Developing moving pictures with Kurakura
Using a darkroom as a complete set, Seismograph explores climate anxiety through stitched-together photographs, surreal water effects, and experimental sound layering.
Both claustrophobic and expansive, Seismograph showcases the climate crises from the discomfort of an enclosed developer’s darkroom.
In this music video, a photographer experiences a deep sense of pain and fear as he looks over photographs he’s taken. The photos flash across the screen, mostly focusing on the world around him, as well as the movements of the sun and moon, creating a strange sense of both familiarity and distance.
The destruction of the world is clearly evident. Droughts, fires, and other cataclysmic events are all shown in flickering reels. As he develops the film, the parts of the whole abstract.
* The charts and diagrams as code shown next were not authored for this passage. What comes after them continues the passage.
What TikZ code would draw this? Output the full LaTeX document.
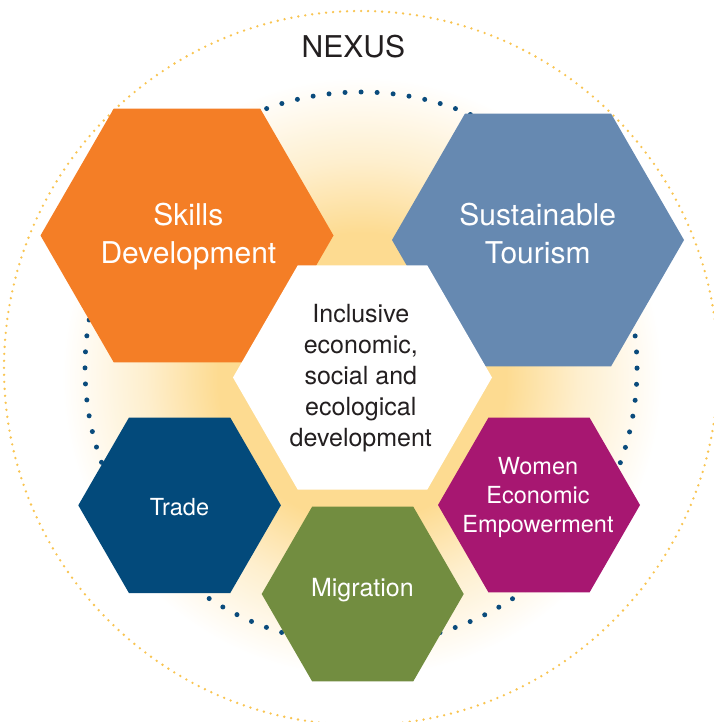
\documentclass[tikz,border=0pt]{standalone}
\usepackage{fontspec}
\setmainfont{TeX Gyre Heros}
\definecolor{skillsc}{RGB}{244,126,38}
\definecolor{tourc}{RGB}{102,137,177}
\definecolor{tradec}{RGB}{3,74,123}
\definecolor{womenc}{RGB}{167,23,113}
\definecolor{migc}{RGB}{114,141,64}
\definecolor{dotblue}{RGB}{10,75,124}
\definecolor{dotorange}{RGB}{249,196,80}
\definecolor{textdark}{RGB}{35,31,32}
\definecolor{glowc}{RGB}{253,219,145}
\pgfdeclareradialshading{glowshade}{\pgfpointorigin}{color(0bp)=(glowc); color(12bp)=(glowc); color(18bp)=(glowc!45!white); color(25bp)=(white); color(50bp)=(white)}
\newcommand{\hexfill}[4]{\fill[#1, shift={(#2,#3)}] (0:#4pt) -- (60:#4pt) -- (120:#4pt) -- (180:#4pt) -- (240:#4pt) -- (300:#4pt) -- cycle;}
\tikzset{
  lab/.style={inner sep=0pt, align=center, anchor=base, text=white},
  darklab/.style={lab, text=textdark},
  bluedots/.style={draw=dotblue, line width=5pt, line cap=round, dash pattern=on 0pt off 16.057pt},
  orangedots/.style={draw=dotorange, line width=2.6pt, line cap=round, dash pattern=on 0pt off 7.0097pt}
}
\begin{document}
\begin{tikzpicture}[x=1pt,y=-1pt]
\fill[white] (0,0) rectangle (713,722);
\useasboundingbox (0,0) rectangle (713,722);
% glow
\shade[shading=glowshade] (362,377) circle[radius=300pt];
% dotted circles
\draw[orangedots] (361,368) circle[radius=357pt];
\draw[bluedots] (361,368) circle[radius=276pt];
% hexagons
\hexfill{skillsc}{187}{235.5}{146.5}
\hexfill{tourc}{538}{240}{146}
\hexfill{white}{362.5}{377.5}{129.5}
\hexfill{tradec}{179.6}{505.3}{101.3}
\hexfill{womenc}{539}{505}{101}
\hexfill{migc}{362.7}{594}{101}
% labels (base anchor = baseline of the last line)
\node[darklab, font=\fontsize{30}{36}\selectfont] (nexus) at (353.4,57.3) {NEXUS};
\node[lab, font=\fontsize{30}{38.3}\selectfont] (skills) at (188.4,263.3) {Skills\\Development};
\node[lab, font=\fontsize{30}{38.3}\selectfont] (tourism) at (537.7,263.3) {Sustainable\\Tourism};
\node[darklab, font=\fontsize{25}{31}\selectfont] (core) at (360.8,446.7) {Inclusive\\economic,\\social and\\ecological\\development};
\node[lab, font=\fontsize{23.5}{28.7}\selectfont] (trade) at (179.5,515) {Trade};
\node[lab, font=\fontsize{23.5}{28.7}\selectfont] (women) at (538,532.3) {Women\\Economic\\Empowerment};
\node[lab, font=\fontsize{25}{30}\selectfont] (migration) at (362.4,596) {Migration};
\end{tikzpicture}
\end{document}
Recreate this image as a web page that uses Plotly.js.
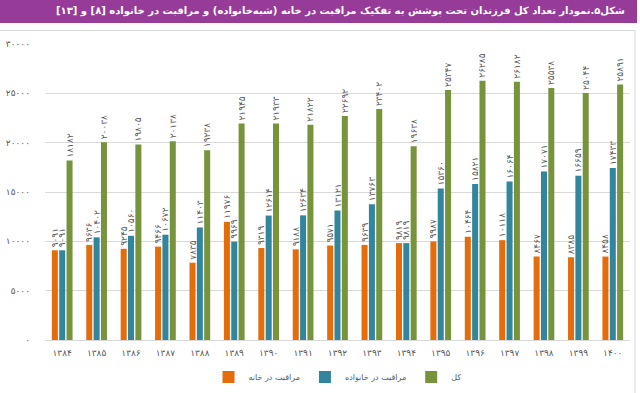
<!DOCTYPE html>
<html>
<head>
<meta charset="utf-8">
<script src="https://cdn.plot.ly/plotly-3.0.1.min.js"></script>
<style>
html,body{margin:0;padding:0;background:#fff;}
#chart{width:640px;height:393px;}
</style>
</head>
<body>
<div id="chart"></div>
<script>
// ---- data ----
var years = [1384,1385,1386,1387,1388,1389,1390,1391,1392,1393,1394,1395,1396,1397,1398,1399,1400];
var careAtHome = [9091,9636,9245,9466,7835,11976,9319,9188,9571,9639,9819,9987,10464,10118,8467,8385,8458];
var careInFamily = [9091,10402,10560,10672,11403,9969,12614,12634,13121,13763,9819,15360,15821,16064,17071,16659,17433];
var total = [18182,20038,19805,20138,19238,21945,21933,21822,22692,23402,19638,25347,26285,26182,25538,25044,25891];
var yTicks = [0,5000,10000,15000,20000,25000,30000];
var seriesNames = ['مراقبت در خانه','مراقبت در خانواده','کل'];
var titleText = 'شکل۵.نمودار تعداد کل فرزندان تحت پوشش به تفکیک مراقبت در خانه (شبه‌خانواده) و مراقبت در خانواده [۸] و [۱۳]';

function fa(n){
  var d='۰۱۲۳۴۵۶۷۸۹';
  return String(n).replace(/[0-9]/g,function(c){return d[+c];});
}
var cats = years.map(fa);
var colors = ['#E46C0A','#31859C','#77933C'];
var vals = [careAtHome, careInFamily, total];
var font = 'DejaVu Sans, Noto Sans, sans-serif';

var traces = vals.map(function(v,i){
  return {
    type:'bar', x:cats, y:v, name:seriesNames[i],
    marker:{color:colors[i]},
    text:v.map(fa), textposition:'outside', textangle:-90,
    constraintext:'none', cliponaxis:false,
    textfont:{family:font,size:9,color:'#595959'},
    hoverinfo:'none'
  };
});

// plot area: x 45..630, y 44..340
var L=45, R=630, T=44, B=340;
function px(x){return (x-L)/(R-L);}
function py(y){return (B-y)/(B-T);}

var layout = {
  width:640, height:393,
  margin:{l:L, r:640-R, t:T, b:393-B, pad:0, autoexpand:false},
  paper_bgcolor:'#fff', plot_bgcolor:'#fff',
  barmode:'group', bargap:0.36, bargroupgap:0.18,
  showlegend:true,
  legend:{orientation:'h', x:0.5, xanchor:'center', y:py(377), yanchor:'middle',
          font:{family:font,size:8,color:'#595959'}, itemwidth:30, tracegroupgap:0},
  xaxis:{type:'category', showgrid:false, zeroline:false, showline:false,
         ticks:'', ticklabelstandoff:6, tickfont:{family:font,size:9,color:'#595959'}, fixedrange:true},
  yaxis:{range:[0,30000], tickvals:yTicks, ticktext:yTicks.map(fa),
         showgrid:true, gridcolor:'#d9d9d9', gridwidth:1, zeroline:true, zerolinecolor:'#d9d9d9',
         showline:false, ticks:'', ticklabelstandoff:14,
         tickfont:{family:font,size:9,color:'#595959'}, fixedrange:true},
  shapes:[
    {type:'rect', xref:'paper', yref:'paper', x0:px(0), x1:px(637), y0:py(23), y1:py(0),
     fillcolor:'#963C98', line:{width:0}, layer:'below'},
    {type:'line', xref:'paper', yref:'paper', x0:px(0), x1:px(635), y0:py(30.5), y1:py(30.5),
     line:{color:'#d9d9d9', width:1}},
    {type:'line', xref:'paper', yref:'paper', x0:px(635), x1:px(635), y0:py(30.5), y1:py(393),
     line:{color:'#d9d9d9', width:1}}
  ],
  annotations:[
    {xref:'paper', yref:'paper', x:px(627), y:py(11.5), xanchor:'right', yanchor:'middle',
     text:'<b>'+titleText+'</b>', showarrow:false,
     font:{family:font,size:10,color:'#ffffff'}}
  ]
};

Plotly.newPlot('chart', traces, layout, {displayModeBar:false, staticPlot:true});
</script>
</body>
</html>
Water floats, the lights of the room create strange shapes, and eventually, he loses himself in his work, in a never-ending cycle of development without change.
The photographic stop-motion additions helps create a striking commentary on the modern world, social media, screen consumption, and, most of all, our climate crises. Anxiety and tension are enmeshed into this film, already restrictive because of the darkroom setting. One of the great visual effects in this piece are water droplets floating above an outstretched hand, which were all captured by Directors Reuben + Jamie in-camera, “using a stroboscopic technique that matches the framerate to the frequency of soundwaves being played through the water.”
Technically impressive and visually engaging, Seismograph creates a sense of a single man’s desperate bid to understand the scale of destruction he has very little control over.